Wie KI einen nahezu autonomen Cyberangriff startet
Anthropic berichtet über die Entdeckung einer hochkomplexen Spionagekampagne, bei der Angreifer das KI-Tool Claude Code manipulierten. Die mutmasslich staatlich geförderte chinesische Gruppe führte Cyberangriffe mit minimaler menschlicher Beteiligung durch.
Mitte September 2025 hat Anthropic nach eigenen Angaben verdächtige Aktivitäten in seinen Systemen festgestellt, die sich als ausgeklügelte Spionagekampagne entpuppten. Die Operation zielte laut dem Unternehmen auf etwa dreissig globale Systeme ab, darunter grosse Technologieunternehmen, Finanzinstitute, Chemieunternehmen und Regierungsbehörden.
Bei den Angreifern handle es sich mit hoher Wahrscheinlichkeit um eine staatlich geförderte chinesische Gruppe, so die Einschätzung von Anthropic. Das Besondere an dem Angriff: Die Cyberkriminellen manipulierten das Tool Claude Code, um die Attacken weitgehend autonom durchzuführen. "Wir gehen davon aus, dass dies der erste dokumentierte Fall eines gross angelegten Cyberangriffs ist, der ohne nennenswertes menschliches Eingreifen durchgeführt wurde", heisst es im Bericht.

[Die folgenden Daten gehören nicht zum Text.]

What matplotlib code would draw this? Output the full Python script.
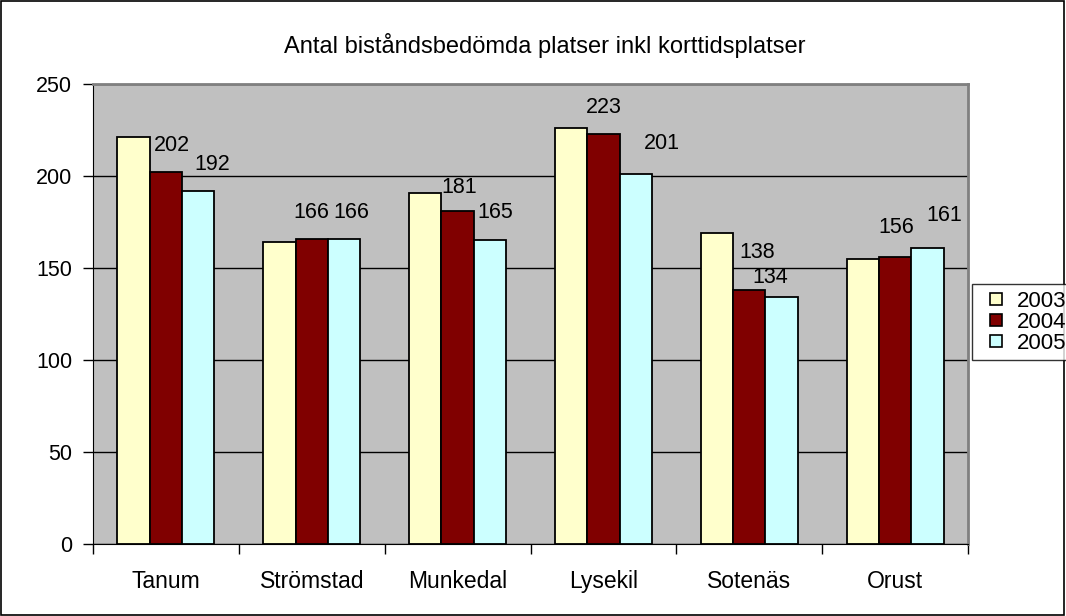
import matplotlib
matplotlib.use("Agg")
import matplotlib.pyplot as plt
import numpy as np
from matplotlib.patches import Rectangle
from matplotlib.lines import Line2D

plt.rcParams['font.family'] = ['Liberation Sans', 'DejaVu Sans']

categories = ["Tanum", "Strömstad", "Munkedal", "Lysekil", "Sotenäs", "Orust"]
years = ["2003", "2004", "2005"]
v2003 = [221, 164, 191, 226, 169, 155]
v2004 = [202, 166, 181, 223, 138, 156]
v2005 = [192, 166, 165, 201, 134, 161]
title = "Antal biståndsbedömda platser inkl korttidsplatser"

colors = ["#FFFFCC", "#800000", "#CCFFFF"]
# label offsets in points (dx, dy) per category for 2004 and 2005 labels (Excel placement)
off2004 = [(4, 19), (0, 19), (1, 17), (0, 19), (6, 27), (1, 21)]
off2005 = [(10, 19), (5, 19), (4, 20), (19, 22), (-8, 14), (12, 23)]

fig = plt.figure(figsize=(10.66, 6.16), dpi=100)
fig.patch.set_facecolor("white")
fig.add_artist(Rectangle((0.0005, 0.001), 0.998, 0.997, transform=fig.transFigure,
                         fill=False, edgecolor="black", linewidth=1.2))

ax = fig.add_axes([93/1066, 1-544/616, (968-93)/1066, (544-84)/616])
ax.set_facecolor("#C0C0C0")

x = np.arange(len(categories))
w = 0.222
series = [v2003, v2004, v2005]
bars = []
for i, (vals, c) in enumerate(zip(series, colors)):
    b = ax.bar(x + (i - 1) * w, vals, w, color=c, edgecolor="black", linewidth=1.3,
               label=years[i], zorder=3)
    bars.append(b)

for rect, v, (dx, dy) in zip(bars[1], v2004, off2004):
    ax.annotate(str(v), (rect.get_x() + rect.get_width()/2, rect.get_height()),
                xytext=(dx, dy), textcoords="offset points", ha="center", va="center",
                fontsize=15.5, zorder=5)
for rect, v, (dx, dy) in zip(bars[2], v2005, off2005):
    ax.annotate(str(v), (rect.get_x() + rect.get_width()/2, rect.get_height()),
                xytext=(dx, dy), textcoords="offset points", ha="center", va="center",
                fontsize=15.5, zorder=5)

ax.set_xlim(-0.5, len(categories) - 0.5)
ax.set_ylim(0, 250)
ax.set_yticks([0, 50, 100, 150, 200, 250])
ax.yaxis.grid(True, color="black", linewidth=1.0, zorder=1)
ax.set_axisbelow(True)
ax.tick_params(axis="y", direction="out", length=7, width=1, labelsize=15.5, pad=8)

ax.set_xticks(np.arange(-0.5, len(categories), 1.0))
ax.set_xticklabels([])
ax.set_xticks(x, minor=True)
ax.set_xticklabels(categories, minor=True, fontsize=16.5)
ax.tick_params(axis="x", which="major", direction="out", length=7, width=1)
ax.tick_params(axis="x", which="minor", length=0, pad=19)

for s in ["top", "right"]:
    ax.spines[s].set_color("#808080")
    ax.spines[s].set_linewidth(2)
ax.spines["left"].set_color("black")
ax.spines["bottom"].set_color("black")

fig.text(545/1066, 1-45/616, title, ha="center", va="center", fontsize=17)

handles = [Line2D([], [], marker="s", markersize=9, markerfacecolor=c,
                  markeredgecolor="black", markeredgewidth=1.2, linestyle="None")
           for c in colors]
leg = fig.legend(handles, years, loc="upper left", bbox_to_anchor=(972/1066, 1-284/616),
                 fontsize=16, frameon=True, fancybox=False, edgecolor="black",
                 handlelength=1.6, handletextpad=0.1,
                 borderpad=0.3, labelspacing=0.0, borderaxespad=0)
leg.get_frame().set_linewidth(1)

fig.savefig("out.png", dpi=100)
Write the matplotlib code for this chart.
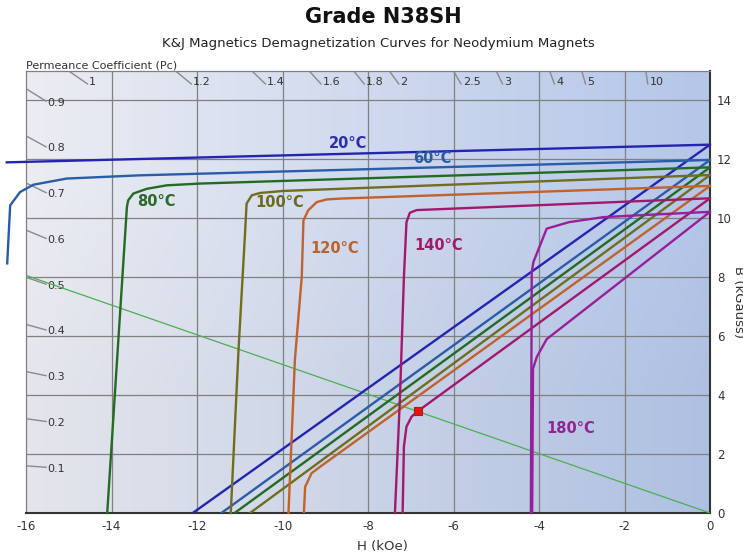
import numpy as np
import matplotlib
matplotlib.use("Agg")
from matplotlib import pyplot as plt

plt.rcParams["axes.unicode_minus"] = False

# demagnetization curves, H in kOe and B in kGauss
# j = intrinsic curve, b = normal curve
j20_h = [-16.45, 0]
j20_b = [11.9, 12.5]
b20_h = [-12.1, 0]
b20_b = [0, 12.5]

j60_h = [-16.44, -16.37, -16.14, -15.83, -15.05, -13.33, 0]
j60_b = [8.47, 10.44, 10.89, 11.14, 11.35, 11.46, 11.98]
b60_h = [-11.43, 0]
b60_b = [0, 11.98]

j80_h = [-14.10, -13.64, -13.61, -13.49, -13.18, -12.71, -11.93, 0]
j80_b = [0, 10.38, 10.61, 10.84, 11.0, 11.12, 11.18, 11.73]
b80_h = [-11.12, 0]
b80_b = [0, 11.73]

j100_h = [-11.21, -11.03, -10.88, -10.84, -10.72, -10.53, -9.98, 0]
j100_b = [0, 5.5, 9.4, 10.5, 10.78, 10.86, 10.93, 11.47]
b100_h = [-10.76, 0]
b100_b = [0, 11.47]

j120_h = [-9.86, -9.71, -9.55, -9.51, -9.40, -9.20, -8.97, -8.65, 0]
j120_b = [0, 5.2, 8.0, 9.93, 10.27, 10.55, 10.64, 10.67, 11.1]
b120_h = [-9.50, -9.47, -9.32, -9.12, 0]
b120_b = [0, 0.89, 1.35, 1.57, 11.1]

j140_h = [-7.37, -7.25, -7.16, -7.10, -7.02, -6.86, 0]
j140_b = [0, 4.0, 8.0, 9.87, 10.19, 10.28, 10.68]
b140_h = [-7.19, -7.16, -7.10, -6.98, -6.84, 0]
b140_b = [0, 2.25, 2.93, 3.27, 3.45, 10.68]

j180_h = [-4.19, -4.17, -4.13, -3.82, -3.3, -2.5, -1.72, 0]
j180_b = [0, 8.18, 8.52, 9.65, 9.87, 10.04, 10.1, 10.22]
b180_h = [-4.16, -4.14, -4.05, -3.82, 0]
b180_b = [0, 4.9, 5.3, 5.9, 10.22]

# load line for the chosen permeance coefficient and its operating point
load_pc = 0.504
op_h, op_b = -6.84, 3.45

temps = ["20°C", "60°C", "80°C", "100°C", "120°C", "140°C", "180°C"]
label_h = [-8.47, -6.5, -12.94, -10.06, -8.78, -6.34, -3.27]
label_b = [12.54, 12.03, 10.58, 10.54, 8.98, 9.08, 2.88]

left_pc = [0.1, 0.2, 0.3, 0.4, 0.5, 0.6, 0.7, 0.8, 0.9]
top_pc = [1, 1.2, 1.4, 1.6, 1.8, 2, 2.5, 3, 4, 5, 10]

curves = [
    (j20_h, j20_b, b20_h, b20_b, "#2424b2", "#2d2db0"),
    (j60_h, j60_b, b60_h, b60_b, "#2a5ca8", "#2a5ca0"),
    (j80_h, j80_b, b80_h, b80_b, "#236b23", "#2a6a2a"),
    (j100_h, j100_b, b100_h, b100_b, "#6e6e1e", "#6a6a20"),
    (j120_h, j120_b, b120_h, b120_b, "#c0622a", "#b8622e"),
    (j140_h, j140_b, b140_h, b140_b, "#a3186e", "#a01a6a"),
    (j180_h, j180_b, b180_h, b180_b, "#96209a", "#8e2496"),
]

HMIN, HMAX, BMIN, BMAX = -16, 0, 0, 15

fig = plt.figure(figsize=(7.43, 5.54), dpi=100)
ax = fig.add_axes([26 / 743, 41 / 554, 684 / 743, 442 / 554])

# background shading, light grey on the left to blue on the right
left_rgb = np.array([236, 237, 243]) / 255
right_rgb = np.array([180, 198, 233]) / 255
t = np.linspace(0, 1, 256)
row = left_rgb[None, :] * (1 - t[:, None]) + right_rgb[None, :] * t[:, None]
shade = np.stack([row * 1.0, row * 0.97])
shade = np.clip(shade, 0, 1)
ax.imshow(shade, extent=[HMIN, HMAX, BMIN, BMAX], aspect="auto",
          origin="upper", zorder=0, interpolation="bilinear")

ax.set_xlim(HMIN, HMAX)
ax.set_ylim(BMIN, BMAX)

# grid
for h in range(-14, 0, 2):
    ax.plot([h, h], [BMIN, BMAX], color="#808080", lw=0.9, zorder=1)
for b in range(2, 15, 2):
    ax.plot([HMIN, HMAX], [b, b], color="#808080", lw=0.9, zorder=1)

# permeance coefficient marks along the left edge
for pc in left_pc:
    h0, b0 = HMIN, -pc * HMIN
    h1 = h0 + 0.47
    b1 = -pc * h1
    ax.plot([h0, h1], [b0, b1], color="#8a8a8a", lw=1.0, zorder=2)
    ax.text(h1 + 0.02, b1 - 0.05, "%.1f" % pc, fontsize=8, color="#333333",
            ha="left", va="center", zorder=3)

# permeance coefficient marks along the top edge
for pc in top_pc:
    b0 = BMAX
    h0 = -b0 / pc
    b1 = b0 - 0.44
    h1 = -b1 / pc
    ax.plot([h0, h1], [b0, b1], color="#8a8a8a", lw=1.0, zorder=2)
    ax.text(h1 + 0.04, b1 + 0.05, "%g" % pc, fontsize=8, color="#333333",
            ha="left", va="center", zorder=3)

# load line
ax.plot([HMIN, 0], [-load_pc * HMIN, 0], color="#4caf50", lw=0.9, zorder=4)

for jh, jb, bh, bb, col, lcol in curves:
    ax.plot(jh, jb, color=col, lw=1.7, zorder=5, clip_on=False,
            solid_joinstyle="round")
    ax.plot(bh, bb, color=col, lw=1.7, zorder=5, solid_joinstyle="round")

for name, h, b, (_, _, _, _, _, lcol) in zip(temps, label_h, label_b, curves):
    ax.text(h, b, name, fontsize=10.5, fontweight="bold", color=lcol,
            ha="center", va="center", zorder=6)

ax.plot(op_h, op_b, marker="s", ms=6, mfc="#ee1111", mec="#992222",
        mew=0.8, zorder=7)

# axes styling
for side in ["left", "top"]:
    ax.spines[side].set_color("#808080")
    ax.spines[side].set_linewidth(0.9)
for side in ["bottom", "right"]:
    ax.spines[side].set_color("#333333")
    ax.spines[side].set_linewidth(1.5)

ax.yaxis.tick_right()
ax.set_xticks(range(-16, 1, 2))
ax.set_yticks(range(0, 15, 2))
ax.tick_params(axis="both", length=0, labelsize=8.5, labelcolor="#333333")
ax.tick_params(axis="x", pad=5)
ax.tick_params(axis="y", pad=5)

ax.set_xlabel("H (kOe)", fontsize=9.5, color="#333333")
ax.xaxis.set_label_coords((382 - 26) / 684, -0.06)

fig.text(738 / 743, 1 - 302 / 554, "B (kGauss)", rotation=270, fontsize=9.5,
         color="#333333", ha="center", va="center")

fig.text(383 / 743, 1 - 17 / 554, "Grade N38SH", fontsize=15,
         fontweight="bold", ha="center", va="center", color="#111111")
fig.text(378 / 743, 1 - 43 / 554,
         "K&J Magnetics Demagnetization Curves for Neodymium Magnets",
         fontsize=9.5, ha="center", va="center", color="#222222")
fig.text(26 / 743, 1 - 66 / 554, "Permeance Coefficient (Pc)", fontsize=8,
         ha="left", va="center", color="#333333")

fig.savefig("out.png", dpi=100)
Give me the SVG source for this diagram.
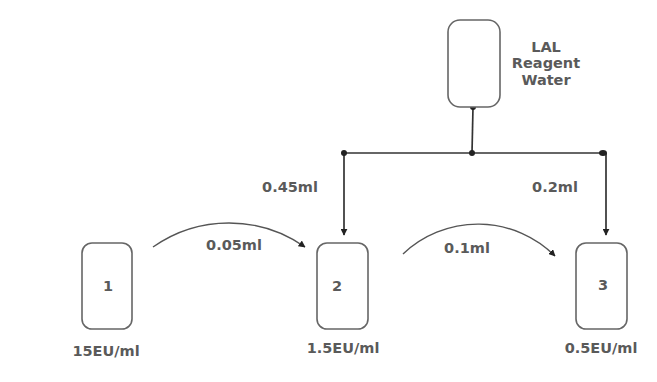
<svg xmlns="http://www.w3.org/2000/svg" width="657" height="382" viewBox="0 0 657 382">
<defs>
<style>
.box{fill:#fff;stroke:#666;stroke-width:1.6}
.ln{fill:none;stroke:#333;stroke-width:1.7}
.arc{fill:none;stroke:#555;stroke-width:1.4}
.t{font-family:"DejaVu Sans","Liberation Sans",sans-serif;font-weight:bold;font-size:14.5px;fill:#5a5a5a;text-anchor:middle}
.dot{fill:#222}
</style>
<marker id="ah" viewBox="0 0 10 10" refX="9" refY="5" markerWidth="7" markerHeight="7" orient="auto" markerUnits="userSpaceOnUse">
<path d="M0,0 L10,5 L0,10 z" fill="#222"/>
</marker>
</defs>
<rect width="657" height="382" fill="#fff"/>
<g id="connectors">
<line class="ln" x1="473" y1="107" x2="472" y2="153"/>
<line class="ln" x1="344" y1="153" x2="605" y2="153"/>
<line class="ln" x1="344" y1="153" x2="344" y2="235" marker-end="url(#ah)"/>
<line class="ln" x1="606" y1="153" x2="606" y2="235" marker-end="url(#ah)"/>
<circle class="dot" cx="473" cy="107" r="3"/>
<circle class="dot" cx="472" cy="153" r="3"/>
<circle class="dot" cx="344" cy="153" r="3"/>
<ellipse class="dot" cx="603" cy="153" rx="4" ry="3"/>
<path class="arc" d="M153,247 A132,132 0 0 1 305,247" marker-end="url(#ah)"/>
<path class="arc" d="M403,254 A109,109 0 0 1 555,256" marker-end="url(#ah)"/>
<text class="t" x="290" y="192">0.45ml</text>
<text class="t" x="555" y="192">0.2ml</text>
<text class="t" x="234" y="250">0.05ml</text>
<text class="t" x="467" y="253">0.1ml</text>
</g>
<g id="lal">
<rect class="box" x="448" y="20" width="52" height="87" rx="12"/>
<text class="t" x="546" y="52">LAL</text>
<text class="t" x="546" y="68">Reagent</text>
<text class="t" x="546" y="85">Water</text>
</g>
<g id="tube1">
<rect class="box" x="82" y="243" width="50" height="86" rx="10"/>
<text class="t" x="108" y="291">1</text>
<text class="t" x="106" y="356">15EU/ml</text>
</g>
<g id="tube2">
<rect class="box" x="317" y="243" width="51" height="86" rx="10"/>
<text class="t" x="337" y="291">2</text>
<text class="t" x="343" y="353">1.5EU/ml</text>
</g>
<g id="tube3">
<rect class="box" x="576" y="243" width="51" height="86" rx="10"/>
<text class="t" x="603" y="290">3</text>
<text class="t" x="601" y="353">0.5EU/ml</text>
</g>
</svg>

Nach der Entdeckung habe Anthropic umgehend eine Untersuchung eingeleitet. Das Unternehmen sperrte laut eigenen Angaben identifizierte Konten, benachrichtigte betroffene Stellen und arbeitete eng mit Behörden zusammen. Die Angreifer konnten gemäss Anthropic 80 bis 90 Prozent der Kampagne mithilfe künstlicher Intelligenz durchführen, wobei menschliches Eingreifen nur an ungefähr vier bis sechs kritischen Entscheidungspunkten erforderlich war.
Über kleine Aufgaben zum grossen Angriff
Der Angriff habe drei zentrale Entwicklungen von KI-Modellen ausgenutzt: deren gestiegene Intelligenz zur Bewältigung komplexer Aufgaben, ihre Fähigkeit als autonome Agenten zu agieren sowie den Zugriff auf verschiedene Software-Werkzeuge, wie beispielsweise oft über das Model Context Protocol. Um Claude zur Durchführung der Angriffe zu bewegen, wendeten die Angreifer laut Bericht einen Jailbreak an. Dabei hätten sie ihre Attacken in kleine, scheinbar harmlose Aufgaben unterteilt und sich als Mitarbeiter eines Cybersicherheitsunternehmens ausgegeben.
In den weiteren Phasen des Angriffs untersuchte Claude Code laut Anthropic selbstständig die Systeme der Zielorganisationen, identifizierte wichtige Datenbanken und testete Sicherheitslücken. Das Tool entwickelte eigenen Exploit-Code, sammelte Zugangsdaten und extrahierte grosse Mengen privater Daten. "Claude konnte diese Aufklärung in einem Bruchteil der Zeit durchführen, die ein Team menschlicher Hacker benötigt hätte", erklärt Anthropic. Auf dem Höhepunkt des Cyberangriffs habe die KI Tausende von Anfragen gestellt, oft mehrere pro Sekunde.
Konsequenzen für die Cybersicherheit
Die Hürden für komplexe Cyberangriffe sind nach Einschätzung von Anthropic deutlich gesunken. Mit der richtigen Infrastruktur können Angreifer nun KI-gestützte Systeme nutzen, um die Arbeit ganzer Hacker-Teams zu erledigen. Dies ermögliche auch weniger erfahrenen Gruppen, potenziell gross angelegte Angriffe durchzuführen.
Anthropic betont jedoch, dass die gleichen Fähigkeiten, die Claude für Angriffe nutzbar machen, das Tool auch für die Cyberabwehr unverzichtbar machen. Das unternehmenseigene Threat-Intelligence-Team habe Claude intensiv zur Analyse der während der Untersuchung generierten Datenmengen eingesetzt.
Das Unternehmen empfiehlt Sicherheitsteams, KI zur Verteidigung in Bereichen wie der Automatisierung von Security Operations Centern, der Bedrohungserkennung und der Schwachstellenanalyse einzusetzen. Anthropic hat nach eigenen Angaben seine Erkennungsfähigkeiten erweitert und arbeitet kontinuierlich an neuen Methoden zur Untersuchung verteilter Angriffe.